Amtrak’s Return to Mobile Moves a Little Further Down the Track

On Tuesday February 4th, the Mobile City Council with approval from the mayor, endorsed a letter of intent committing it to $3 million over 3 years to help defray operating cost for a possible return of Amtrak passenger rail service between Mobile and New Orleans. Tuesday was the last day that the city council could approve the letter of intent as the deadline for the federal grant application that the letter needed to be included with is Wednesday February 5th.
The vote on the resolution to authorize the letter of intent was six in favor and one against. The only council person to vote against the resolution was councilman Joel Daves, who has long been an opponent of this proposal to bring back passenger oil service along this line. Councilman Daves argues that this form of public transportation is unsustainable and uneconomical, and will end up costing the taxpayers more in the long run than it’s worth. According to his numbers, he believes that for every dollar that a passenger pays in fares on the train, the taxpayer will have to pay $100.

Proponents of restoring this passenger rail service between New Orleans and Mobile, led by the Southern Rail Commission, argue that the numbers and estimates provided by Amtrak that councilman Daves is basing his decision on are conservative estimates and do not include revenues from advertising on the train and on board purchases and upgrades. The Southern Royal Commission has also said that if service is restored it, would be different commuter rail service than what was previously established on this line which was the Sunset Limited that was more of a cross-country train hat was plagued by low ridership, lengthy delays, and inconsistent arrival in departure times.

The fate of the letter of intent was not a foregone conclusion. A decision on this letter of intent has been delayed by the council several times, to gather more information, to hear from representatives of Amtrak as well as members of organizations opposed to the return of passenger rail service, like Jimmy Lyons the director of the Alabama State Port Authority, as well as representatives from the freight Rail companies CSX and Norfolk Southern rail, the companies that actually own the railroad lines that Amtrak will be traveling on.

Also councilman John Williams was waiting to receive guidance from the mayor’s office before committing to vote one way or the other on the proposal. Councilman Williams believed that a proposal like this should be vetted by the administration before coming to the council because of the ramifications it’ll have on the budget. He also believes that the mayor’s office is better equipped to analyze the information and data and come up with the recommendation as they have the staff to handle it, and the council does not.
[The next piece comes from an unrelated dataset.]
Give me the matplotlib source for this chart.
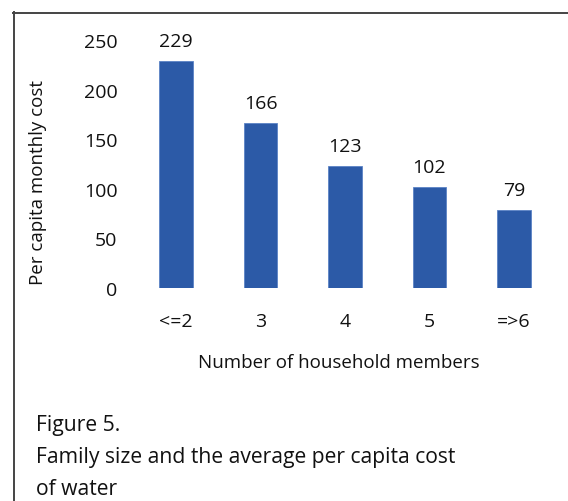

The mayor announced at the council’s pre-conference meeting, a weekly conference that they hold before their weekly council meeting, that he was able to support the letter of intent with a few revisions to ensure that the city was not committing to anything more than the three million dollars over three years and to ensure that enough contingencies were in place that they were not on the hook for the money if the service did not start.

Councilwoman Gina Gregory was concerned that the city was committing funds to this project without any commitment from the Mobile County Commission or the state of Alabama. Those concerns were somewhat alleviated last week when County Commission president Jerry Carl said in a radio interview with FM talk 106.5 that the county commission was considering committing funds to the project, but were waiting to see what the Mobile City Council did before moving forward.

Even with this letter of intent, the Southern Rail commission warned that return of Amtrak is not a done deal. There still has to be a study conducted along the rail line to figure out how best to mitigate any possible disruptions to freight rail traffic, and to see what infrastructure improvements need to be made to necessitate the return. The return of passenger rail service, if it does return, is not projected to happen until 2022.